The Honda del Sol is yet another car that was universally maligned by enthusiasts in its time, but is now endearing and legit. What octane-blooded driver today wouldn’t sacrifice a finger or two to have a car like the del Sol back on the market? It revs, is quick, handles well, is packed with clever touches that immerse you with the open road, and doesn’t require a second mortgage to own. If Honda sold something like this today, we’d be singing its praises from the mountaintops. Sadly, it was mostly panned because Honda marketed it as a replacement for the beloved CRX.
To be clear, the CRX is the superior driver’s car. But we wouldn’t kick a del Sol out of bed for leaving brake dust in the sheets. In 1993 the Si trim’s 1.6-liter D16Z6 made 125 horsepower when Motorweek conducted their review. That was good enough, when paired with a 5-speed manual, to hustle up to 60 mph in just 8 seconds and cross the quarter-mile marker in 16.3 seconds at 84 mph.
As we all know, 0-60 was never a Honda’s raison d’etre. That would be handling, and in that department the del Sol just wasn’t as razor sharp as the CRX. That was owed to its 300 pound heavier curb weight working in conjunction with a softer suspension. However, These differences are only heightened because the CRX was so brilliant. By reading contemporary reviews one would think the del Sol is some kind of land yacht, but that’s not even close to the real story. In the grand scheme of things del Sols are far closer to the Miata end of the handling spectrum than an Oldsmobile.
Plus, when you take advantage of all its features it can be quite the blast. The aluminum targa top is easy to remove and store. The trunk even has an ingenious compartment for it, which folds away to reveal a larger cargo space. The rear glass can roll down like a Toyota SUV, providing fresh air and a party trick.
Best of all, the del Sol was a bargain, starting at just $13,700 for the base model and $15,000 for Si. The easiness on your wallet extended into ownership as well, with an estimated 22 city mpg and 33 highway (Motorweek got 32 in real world testing) and Honda durability.

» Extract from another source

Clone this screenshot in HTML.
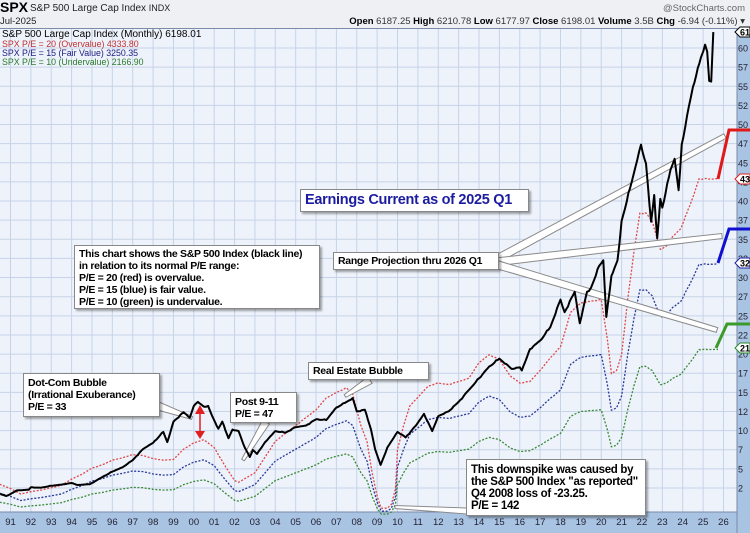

If all this sounds good, the package was made even better in 1994 with the debut of the Honda del So VTEC. Equipped with a 160-horsepower B16A3 engine, it absolutely ripped. Honda should’ve never positioned the del Sol as a CRX successor. Taken on its own, it’s a compelling little sports car. It’s a shame the world was so quick to dismiss the del Sol, but it also means that today del Sols command only a fraction of the price of a Civic Si. That won’t last forever, so if you’ve ever been curious about the del Sol, now’s the time to grab one.